Some if it's in the source novel, by James M Cain e.g. "trolley ride... cemetery". But despite knowing about Billy and Raymond Chandler's acrimonious relationship, it's still a fun game to wonder who wrote what - is "honeysuckle smells of murder" Chandler? I don't think we'll ever know.
I always forget exactly the ending, how he basically kills her in cold blood.

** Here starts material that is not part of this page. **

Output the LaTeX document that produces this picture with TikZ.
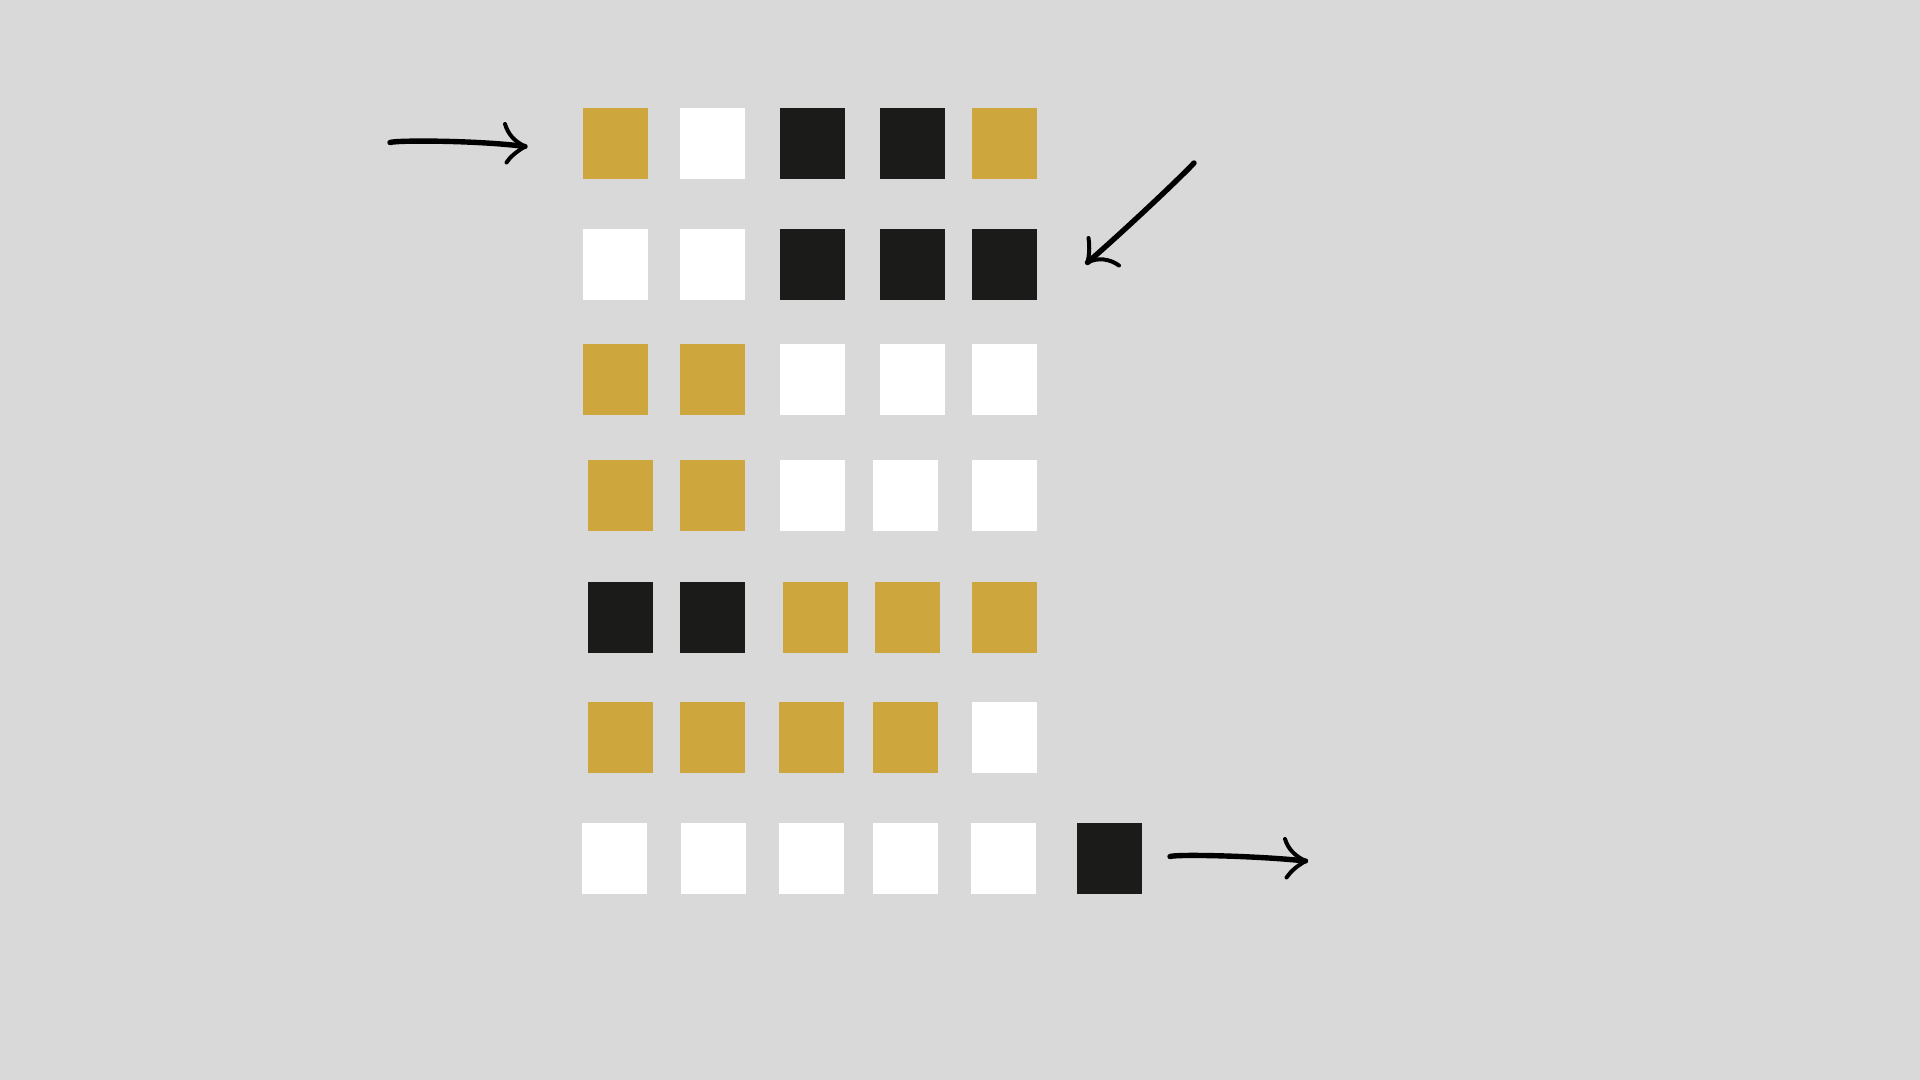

I mean, she deserves it - she's been playing him from the off - but it's still quite shocking.
Phyllis Dietrichson is in fact the archetypal femme fatale.
According to biographer Maurice Zolotow it was the first film to 'reveal the killer in the opening scene, and tell the story in voice-over flashbacks'. Which is an interesting assertion.
Porter Hall is the passenger on the observation car, Jean Heather is the daughter, Tom Powers the horrible husband, Byron Barr the boyfriend. But Edward G. steals it with his marvellous long takes.
And John Seitz's photography is fantastic. And it's not Miklos Rozsa's main theme which I love so much, it's his incidental 'things are happening, and not good things' score.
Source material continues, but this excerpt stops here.